This series of blog posts aims to provide an intuitive and gentle introduction to deep learning that does not rely heavily on math or theoretical constructs. The first part of this series provided an overview of the field of deep learning, covering fundamental and core concepts. The second part of the series provided an overview of training neural networks efficiently and gave a background on the history of the field. In this post, we’ll look at sequence learning with a focus on natural language processing. Part 4 of the series covers reinforcement learning.

## Sequence Learning

Everything in life depends on time and therefore, represents a sequence. To perform machine learning with sequential data (text, speech, video, etc.) we *could* use a regular neural network and feed it the entire sequence, but the input size of our data would be fixed, which is quite limiting. Other problems with this approach occur if important events in a sequence lie just outside of the input window. What we need is (1) a network to which we can feed sequences of arbitrary length one element of the sequence per time step (for example a video is just a sequence of images; we feed the network one image at a time); and (2) a network which has some kind of memory to remember important events which happened many time steps in the past. These problems and requirements have led to a variety of different recurrent neural networks.
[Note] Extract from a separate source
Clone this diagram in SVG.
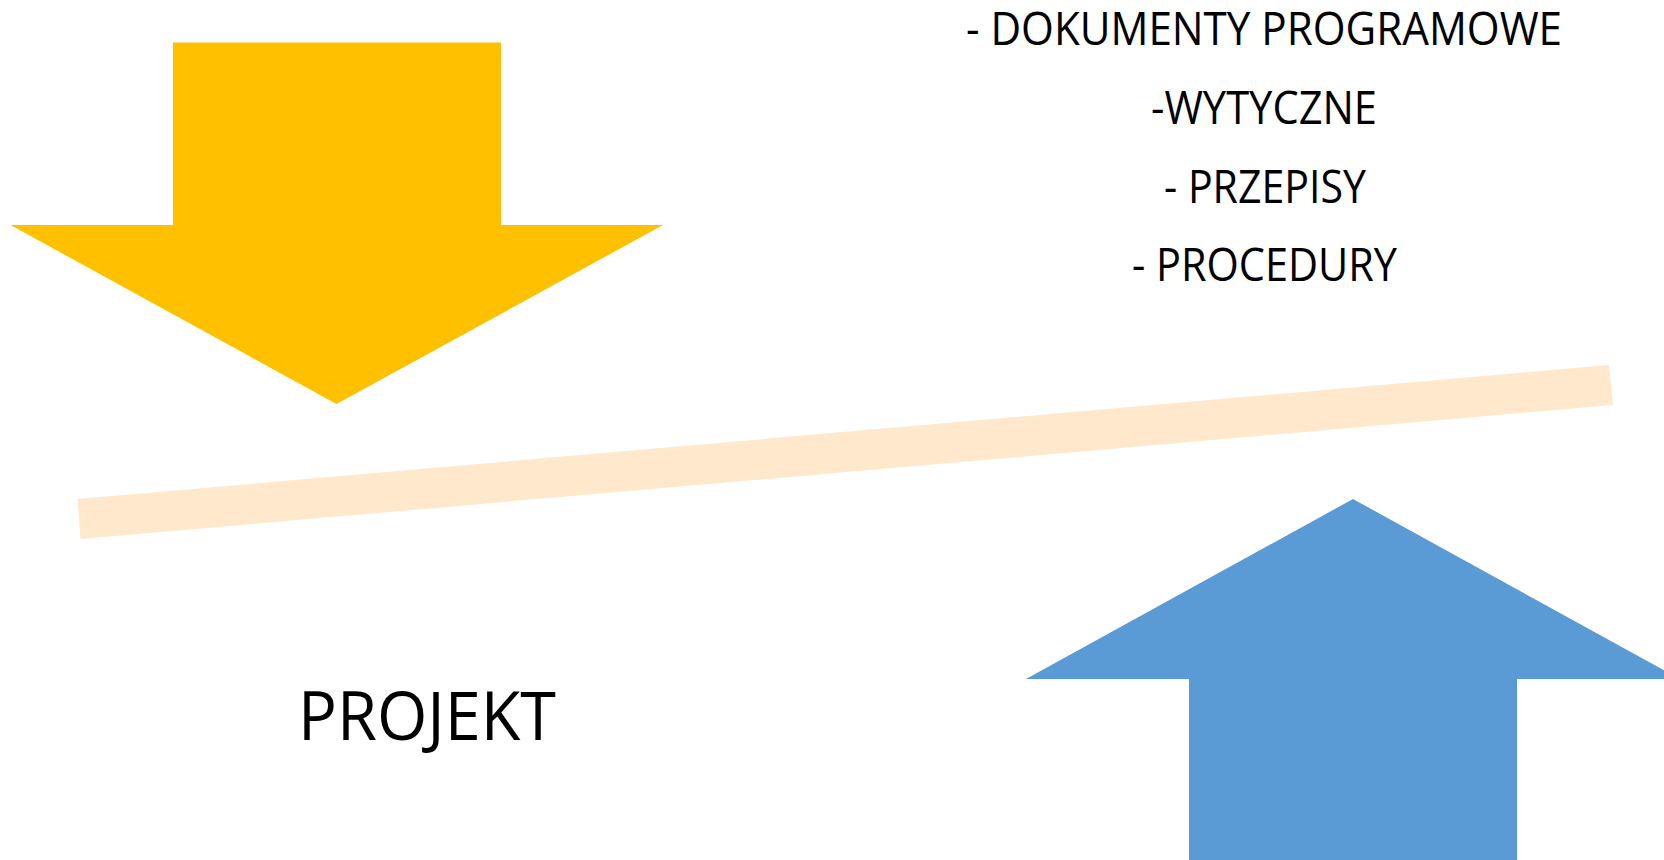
<svg xmlns="http://www.w3.org/2000/svg" width="1664" height="860" viewBox="0 0 1664 860">
<style>
.t{font-family:"Open Sans","Noto Sans","Liberation Sans",sans-serif;fill:#000;text-anchor:middle}
.s{font-size:45px}
.b{font-size:67px}
</style>
<rect width="1664" height="860" fill="#fff"/>
<g id="bar"><polygon points="77.5,499 1609,365 1613,405 80.5,539" fill="#FFE8CC"/></g>
<g id="arrow-down"><polygon points="173,42.5 501,42.5 501,225 663,225 336.5,404 10.5,225 173,225" fill="#FFC000"/></g>
<g id="arrow-up"><polygon points="1353,499 1680,679 1517,679 1517,860 1189,860 1189,679 1026,679" fill="#5B9BD5"/></g>
<g id="list">
<text class="t s" x="1264" y="45" textLength="596" lengthAdjust="spacingAndGlyphs">- DOKUMENTY PROGRAMOWE</text>
<text class="t s" x="1264" y="124" textLength="226" lengthAdjust="spacingAndGlyphs">-WYTYCZNE</text>
<text class="t s" x="1265" y="203" textLength="202" lengthAdjust="spacingAndGlyphs">- PRZEPISY</text>
<text class="t s" x="1264.5" y="281" textLength="265" lengthAdjust="spacingAndGlyphs">- PROCEDURY</text>
</g>
<g id="projekt"><text class="t b" x="427" y="740" textLength="258" lengthAdjust="spacingAndGlyphs">PROJEKT</text></g>
</svg>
## Recurrent Neural Networks

If we want a regular neural network to solve the problem of adding two numbers, then we could just input the two numbers and train the network to prediction the sum of these outputs. If we now have three instead of two numbers which we want to add we could (1) extend our network with additional input and additional weights and retrain it, or (2) feed the output, that is the sum, of the first two numbers along with the third number back into the network. Approach (2) is clearly better because we can hope that the network will perform well without retraining the entire network (the network already “knows” how to add two numbers, so it should know how to add a sum of two numbers and another number). If we are instead given the task of first adding two numbers and then subtracting two different numbers, this approach would not work anymore. Even if we use an additional weight from the output we cannot guarantee correct outputs: it is equivalent to trying to approximate subtraction of two numbers with an addition and a multiplication by a sum, which will generally not work! Instead, we could try to “change the program” from the network from “addition” to “subtraction”. We can do this by weighting the output of the hidden layer, and feed it back into the hidden layer—a recurrent weight (see Figure 2)! With this approach we change the internal dynamics of the network with every new input; that is, at every new number. The network will learn to change the program from “addition” to “subtraction” after the first two numbers and thus will be able to solve the problem (albeit with some errors in accuracy).

We can even generalize this approach and feed the network with two numbers, one by one, and then feed in a “special” number that represents the mathematical operation “addition”, “subtraction”, “multiplication” and so forth. Although this would not work perfectly in practice, we could get results which are in the ballpark of the correct result. However, the main point here is not getting the correct result, but that we can train recurrent neural networks to learn very specific outputs for an arbitrary sequence of inputs, which is very powerful.

As an example, we can teach recurrent networks to learn sequences of words. Soumith Chintala and Wojciech Zaremba wrote an excellent Parallel Forall blog post about natural language understanding using RNNs. RNNs can also be used to generate sequences. Andrej Karpathy wrote a fascinating and entertaining blog post in which he demonstrated character-level RNNs that can generate imitations of everything from Shakespeare to Linux source code, to baby names.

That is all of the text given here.